Tuesday, February 28, 2012

Thoreau's Reflections in "Walking"

"We had a remarkable sunset one day last November. I was walking in a meadow, the source of a small brook, when the sun at last, just before setting, after a cold, gray day, reached a clear stratum in the horizon, and the softest, brightest morning sunlight fell on the dry grass and on the stems of the trees in the opposite horizon and on the leaves of the shrub oaks on the hillside, while our shadows stretched long over the meadow eastward, as if we were the only motes in its beams. It was such a light as we could not have imagined a moment before, and the air also was so warm and serene that nothing was wanting to make a paradise of that meadow. When we reflected that this was not a solitary phenomenon, never to happen again, but that it would happen forever and ever, an infinite number of evenings, and cheer and reassure the latest child that walked there, it was more glorious still.

The sun sets on some retired meadow, where no house is visible, with all the glory and splendor that it lavishes on cities, and perchance as it has never set before--where there is but a solitary marsh hawk to have his wings gilded by it, or only a musquash looks out from his cabin, and there is some little black-veined brook in the midst of the marsh, just beginning to meander, winding slowly round a decaying stump.

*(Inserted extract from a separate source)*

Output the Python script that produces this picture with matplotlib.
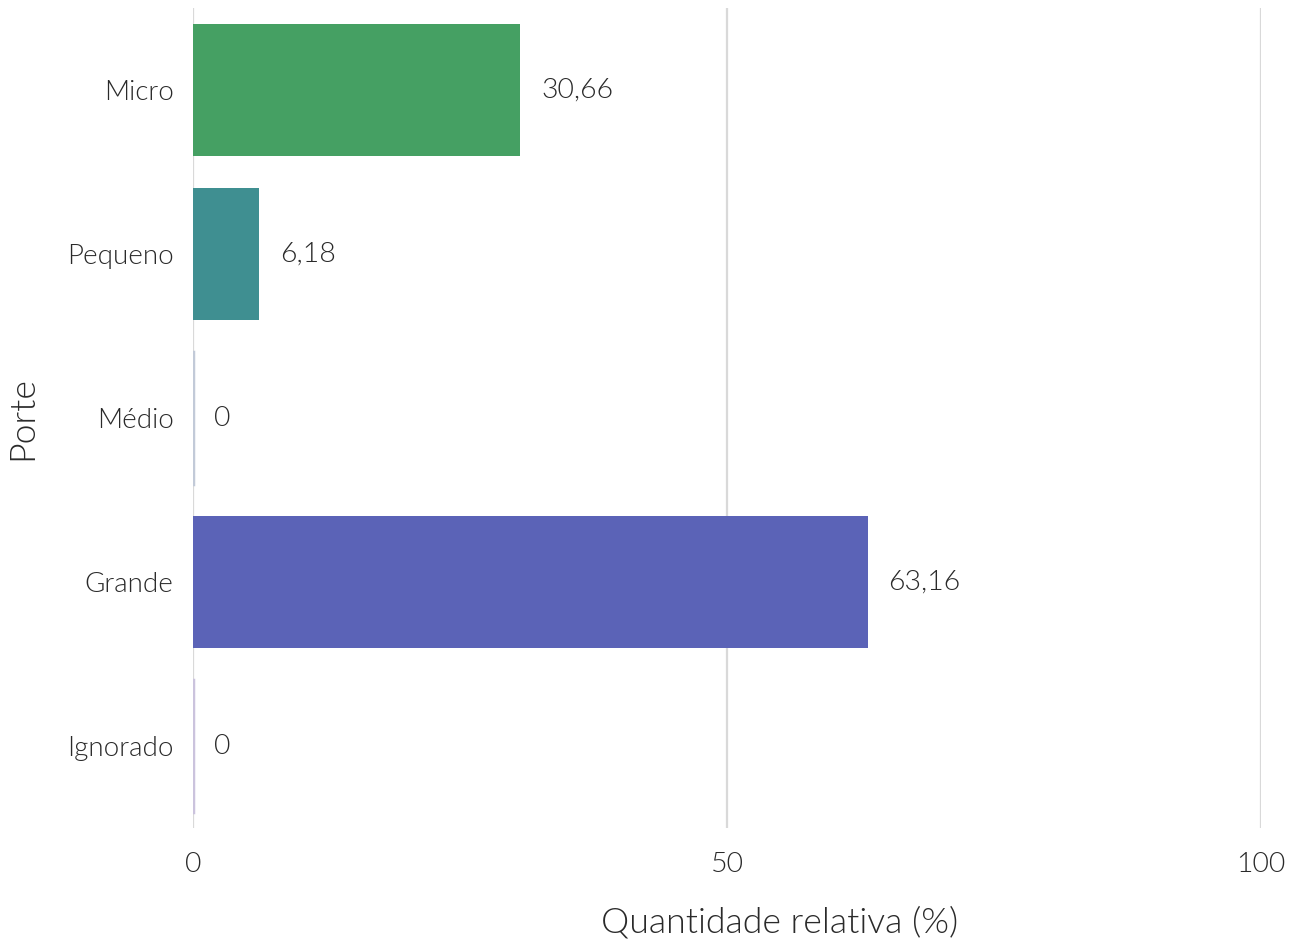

We walked in so pure and bright a light, gilding the withered grass and leaves, so softly and serenely bright, I thought I had never bathed in such a golden flood, without a ripple or a murmur to it. The west side of every wood and rising ground gleamed like the boundary of Elysium, and the sun on our backs seemed like a gentle herdsman driving us home at evening.

So we saunter toward the Holy Land, till one day the sun shall shine more brightly than ever he has done, shall perchance shine into our minds and hearts, and light up our whole lives with a great awakening light, as warm and serene and golden as on a bankside in autumn."